• _Items_
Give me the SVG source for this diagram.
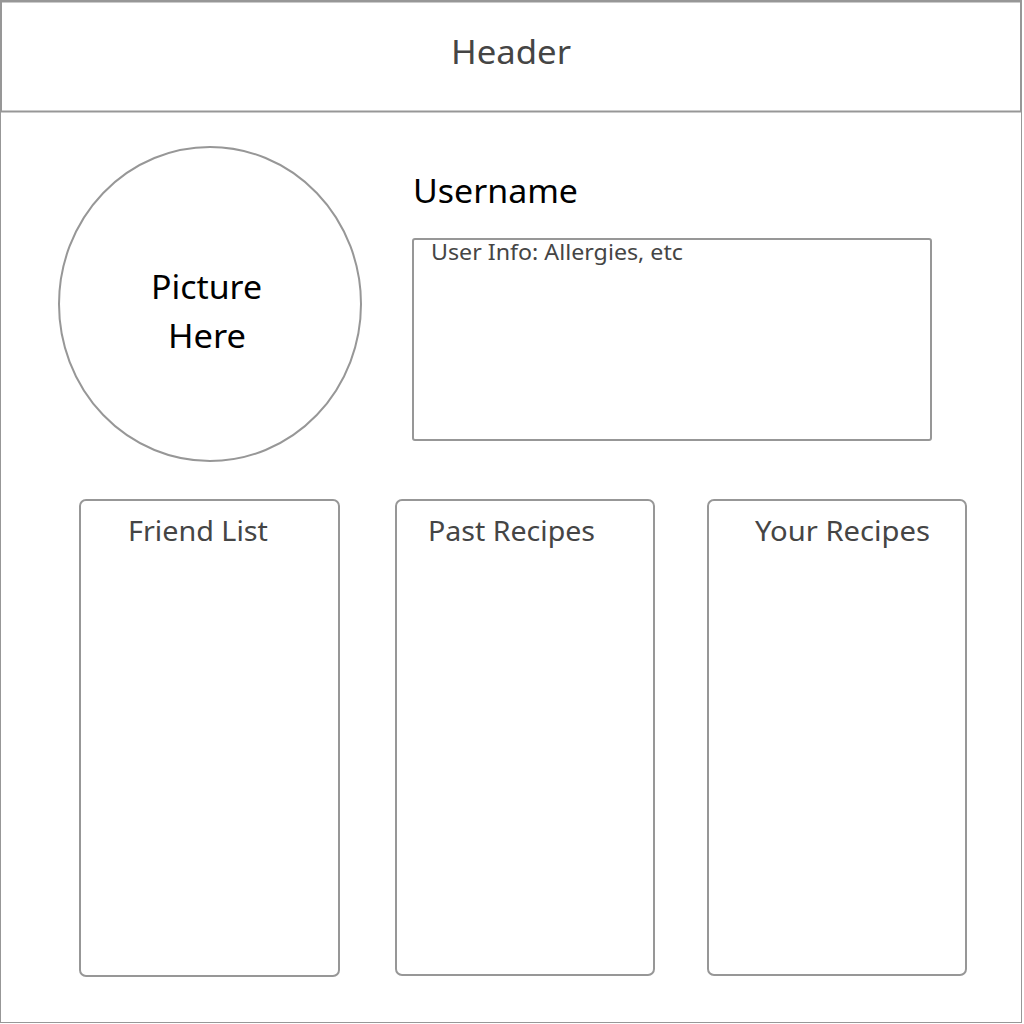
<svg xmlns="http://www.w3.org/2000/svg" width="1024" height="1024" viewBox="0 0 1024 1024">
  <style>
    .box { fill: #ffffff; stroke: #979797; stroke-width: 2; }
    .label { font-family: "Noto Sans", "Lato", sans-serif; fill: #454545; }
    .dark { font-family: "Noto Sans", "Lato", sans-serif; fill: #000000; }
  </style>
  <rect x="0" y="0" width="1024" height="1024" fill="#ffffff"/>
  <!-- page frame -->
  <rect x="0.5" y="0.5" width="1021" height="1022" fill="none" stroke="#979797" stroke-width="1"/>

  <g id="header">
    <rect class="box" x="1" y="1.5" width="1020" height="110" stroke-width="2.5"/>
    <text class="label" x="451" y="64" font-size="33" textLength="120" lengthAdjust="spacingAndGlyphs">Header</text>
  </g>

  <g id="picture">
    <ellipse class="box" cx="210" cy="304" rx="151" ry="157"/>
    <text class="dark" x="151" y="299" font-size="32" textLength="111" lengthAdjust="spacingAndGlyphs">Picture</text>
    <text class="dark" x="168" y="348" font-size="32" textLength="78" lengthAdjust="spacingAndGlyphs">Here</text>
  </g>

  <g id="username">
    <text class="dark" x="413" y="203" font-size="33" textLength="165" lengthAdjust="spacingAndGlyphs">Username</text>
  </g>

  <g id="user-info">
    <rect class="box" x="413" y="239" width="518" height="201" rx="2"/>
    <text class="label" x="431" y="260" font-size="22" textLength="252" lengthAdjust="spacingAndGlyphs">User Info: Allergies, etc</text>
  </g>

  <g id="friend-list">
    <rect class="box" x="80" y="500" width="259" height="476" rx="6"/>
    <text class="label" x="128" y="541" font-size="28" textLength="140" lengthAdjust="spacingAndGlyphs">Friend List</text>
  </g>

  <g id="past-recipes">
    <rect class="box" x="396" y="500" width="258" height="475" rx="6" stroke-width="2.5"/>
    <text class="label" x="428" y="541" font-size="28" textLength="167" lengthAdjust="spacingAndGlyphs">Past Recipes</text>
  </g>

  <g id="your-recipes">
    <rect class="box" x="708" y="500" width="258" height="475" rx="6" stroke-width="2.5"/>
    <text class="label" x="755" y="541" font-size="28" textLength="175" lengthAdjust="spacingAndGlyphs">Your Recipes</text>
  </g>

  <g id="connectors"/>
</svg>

--

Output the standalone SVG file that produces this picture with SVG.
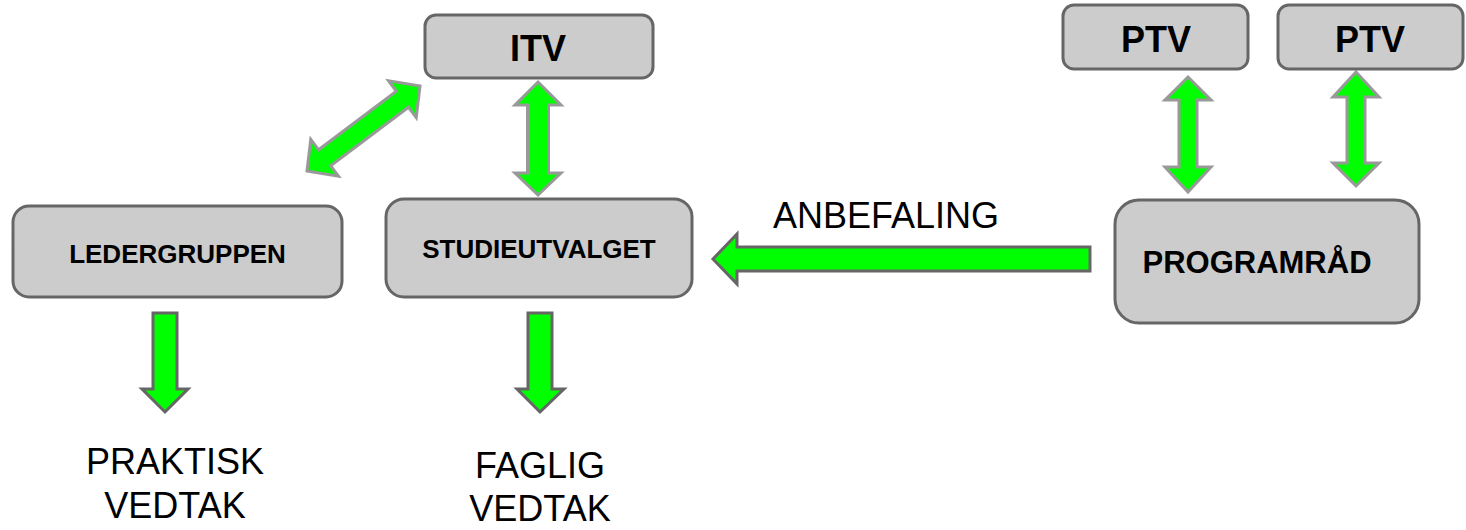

• _Work required_
Report how many lines of the preceding records include "this". Output the number only.

• _In response_
2